原発事故を教訓に、強固な安全性の確保を
福島原発事故で明らかになったのは、今思えば当然のことですが、「絶対安全な技術はない。」と言うことであり、「原子力には大きなリスクがある。」と言うことです。原子力規制委員会の新基準が出来た今、原発の再稼働に際してはこの基準への合致を厳格に審査するのみならず、不断の努力で、日々の適正な運営と、更なる安全の確保に、電力会社、国を挙げて、一丸となって取り組むべきものと思います。
エネルギーは、「安全の確保」と「量の確保」を両立すべき
その一方で、東日本大震災以来散見される、「原発即時撤廃」「全て代替エネルギーにする。
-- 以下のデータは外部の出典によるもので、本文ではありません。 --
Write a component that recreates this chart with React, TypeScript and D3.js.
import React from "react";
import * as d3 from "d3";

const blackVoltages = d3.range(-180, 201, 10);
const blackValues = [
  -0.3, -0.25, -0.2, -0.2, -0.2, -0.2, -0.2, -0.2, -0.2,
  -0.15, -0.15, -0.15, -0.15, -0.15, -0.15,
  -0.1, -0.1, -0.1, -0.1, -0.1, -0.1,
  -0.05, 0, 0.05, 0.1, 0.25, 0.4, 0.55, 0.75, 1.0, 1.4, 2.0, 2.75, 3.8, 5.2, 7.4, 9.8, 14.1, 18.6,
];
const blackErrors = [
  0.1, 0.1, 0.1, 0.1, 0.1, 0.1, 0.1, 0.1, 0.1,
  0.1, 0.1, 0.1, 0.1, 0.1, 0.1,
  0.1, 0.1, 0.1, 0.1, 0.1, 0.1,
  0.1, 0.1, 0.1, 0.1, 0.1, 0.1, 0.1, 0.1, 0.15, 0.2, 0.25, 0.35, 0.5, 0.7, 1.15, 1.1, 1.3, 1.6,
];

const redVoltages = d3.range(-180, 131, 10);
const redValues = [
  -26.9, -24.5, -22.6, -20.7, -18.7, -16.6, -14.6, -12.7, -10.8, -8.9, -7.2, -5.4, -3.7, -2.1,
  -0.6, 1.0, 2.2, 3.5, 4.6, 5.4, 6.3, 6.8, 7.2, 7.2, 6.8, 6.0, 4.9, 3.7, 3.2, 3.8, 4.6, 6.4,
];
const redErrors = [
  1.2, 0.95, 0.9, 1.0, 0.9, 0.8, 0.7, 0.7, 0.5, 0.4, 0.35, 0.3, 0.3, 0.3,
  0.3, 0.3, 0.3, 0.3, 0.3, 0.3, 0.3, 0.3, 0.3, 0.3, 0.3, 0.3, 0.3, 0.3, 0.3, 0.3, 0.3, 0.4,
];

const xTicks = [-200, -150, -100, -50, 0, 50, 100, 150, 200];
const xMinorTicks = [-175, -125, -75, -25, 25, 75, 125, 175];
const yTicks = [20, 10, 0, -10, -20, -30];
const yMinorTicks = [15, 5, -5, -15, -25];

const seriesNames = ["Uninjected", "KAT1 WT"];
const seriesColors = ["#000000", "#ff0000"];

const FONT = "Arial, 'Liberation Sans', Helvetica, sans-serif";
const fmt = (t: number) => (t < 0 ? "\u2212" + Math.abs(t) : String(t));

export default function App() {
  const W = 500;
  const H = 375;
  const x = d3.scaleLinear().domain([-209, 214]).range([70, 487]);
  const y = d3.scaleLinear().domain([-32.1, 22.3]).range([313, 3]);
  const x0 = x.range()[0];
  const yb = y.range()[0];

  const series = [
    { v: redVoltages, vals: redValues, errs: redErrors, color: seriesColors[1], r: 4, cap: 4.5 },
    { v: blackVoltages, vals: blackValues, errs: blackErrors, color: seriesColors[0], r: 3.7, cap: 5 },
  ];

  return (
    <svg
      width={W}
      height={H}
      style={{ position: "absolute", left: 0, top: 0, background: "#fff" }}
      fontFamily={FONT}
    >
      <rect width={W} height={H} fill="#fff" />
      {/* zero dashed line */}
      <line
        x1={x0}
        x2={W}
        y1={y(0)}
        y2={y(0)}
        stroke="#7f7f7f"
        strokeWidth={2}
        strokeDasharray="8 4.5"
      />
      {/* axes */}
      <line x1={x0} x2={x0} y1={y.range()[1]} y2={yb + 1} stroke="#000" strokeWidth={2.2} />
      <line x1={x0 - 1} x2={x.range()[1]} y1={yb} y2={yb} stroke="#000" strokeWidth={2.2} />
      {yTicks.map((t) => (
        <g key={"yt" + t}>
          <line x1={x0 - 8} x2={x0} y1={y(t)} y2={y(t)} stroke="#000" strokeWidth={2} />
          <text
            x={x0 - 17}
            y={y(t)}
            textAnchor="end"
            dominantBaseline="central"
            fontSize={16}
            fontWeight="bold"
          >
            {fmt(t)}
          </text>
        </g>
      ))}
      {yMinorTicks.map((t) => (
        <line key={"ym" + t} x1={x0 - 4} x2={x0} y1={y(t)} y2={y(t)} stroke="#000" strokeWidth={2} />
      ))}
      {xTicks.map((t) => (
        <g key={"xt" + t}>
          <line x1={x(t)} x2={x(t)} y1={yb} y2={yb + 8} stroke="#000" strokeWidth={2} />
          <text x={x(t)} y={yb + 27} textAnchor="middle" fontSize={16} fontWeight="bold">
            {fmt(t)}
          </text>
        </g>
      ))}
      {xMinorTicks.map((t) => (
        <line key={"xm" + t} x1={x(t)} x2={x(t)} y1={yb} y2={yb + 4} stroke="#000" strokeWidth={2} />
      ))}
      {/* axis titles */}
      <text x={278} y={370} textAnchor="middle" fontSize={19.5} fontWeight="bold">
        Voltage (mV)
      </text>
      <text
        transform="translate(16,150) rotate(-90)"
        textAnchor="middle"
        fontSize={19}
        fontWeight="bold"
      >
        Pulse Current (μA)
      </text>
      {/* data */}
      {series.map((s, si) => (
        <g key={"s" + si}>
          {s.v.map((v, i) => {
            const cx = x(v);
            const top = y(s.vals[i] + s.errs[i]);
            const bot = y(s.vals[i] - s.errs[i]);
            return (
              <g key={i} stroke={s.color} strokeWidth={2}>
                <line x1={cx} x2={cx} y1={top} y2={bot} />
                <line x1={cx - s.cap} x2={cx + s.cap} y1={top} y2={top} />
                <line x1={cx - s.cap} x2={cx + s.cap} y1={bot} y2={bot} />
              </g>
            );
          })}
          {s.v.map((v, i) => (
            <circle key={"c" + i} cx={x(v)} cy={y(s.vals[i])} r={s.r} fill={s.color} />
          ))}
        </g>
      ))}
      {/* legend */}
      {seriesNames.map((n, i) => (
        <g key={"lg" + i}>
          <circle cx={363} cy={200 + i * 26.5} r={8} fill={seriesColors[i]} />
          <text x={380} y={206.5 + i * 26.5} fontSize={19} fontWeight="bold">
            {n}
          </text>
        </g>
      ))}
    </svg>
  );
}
」といった極端な意見には、私は率直に、賛成しかねます。
震災前、原子力発電は日本の電力需要の1/3を賄っていました。対して代替エネルギーは、日本の電力需要の1%未満にすぎません。現在は外国から原油や天然ガスを輸入して火力で賄っていますが、それは、円高や(今なお日本の円は歴史的に見れば高い水準にあります)、世界経済の停滞によるエネルギー需要の低下に助けられた面が大きく、今後の化石燃料の枯渇や、新興国でエネルギー需要が爆発的に増大することがほぼ確実であることを考えると、これからも同じように石油燃料を確保できるという保証はまったくなく、近い将来エネルギーの需給はひっ迫すると考えるのが、正しいのではないかと思います。
エネルギーは、国民生活を動かす最も根源的なものであり、私たちは、「エネルギーの安全」と同時に、「エネルギーの量の確保」を考え、両者を両立させるべきなのです。
未来の技術、未来の状況は、誰にもわかりません。私たちの科学技術を信じて、より良いエネルギーの未来を作りましょう。
では、具体的にはどうすべきか。私は、代替エネルギーの技術開発を積極的に進めると同時に、更に安心・安全に原子力発電を行う技術も、全力で開発すべきだと思います。
30年前、今話題になっているシェールガスや、メタンハイドレートが現実のものになることを予言した人はほとんどいませんし、新興国のエネルギー需要がこれほどまでに拡大することを、予測していた人もまずいません。技術や世界情勢は、20年、30年あれば、驚くほど変わります。逆に言えば、将来どのような技術を使うことが出来、将来の世界のエネルギー需要がどうなっているかを、現時点で正確に予想することは、誰であっても不可能です。
そうである以上、私は、常に予断を持たず、可能な技術開発を全力で進めながら、その時その時存在する最も良い技術を用いて、最も安全で、かつ十分な量を確保できる方法を常に採用しつづけることによって、エネルギーの安全の確保と、エネルギーの量の確保を、長期的・安定的に両立することが、最も現実的で、国民生活に資するものだと思います。
私たちは、日本をここまで繁栄させた私たちの技術力を信じて、代替エネルギーと原子力の未来を切り開くべきだと、私は思います。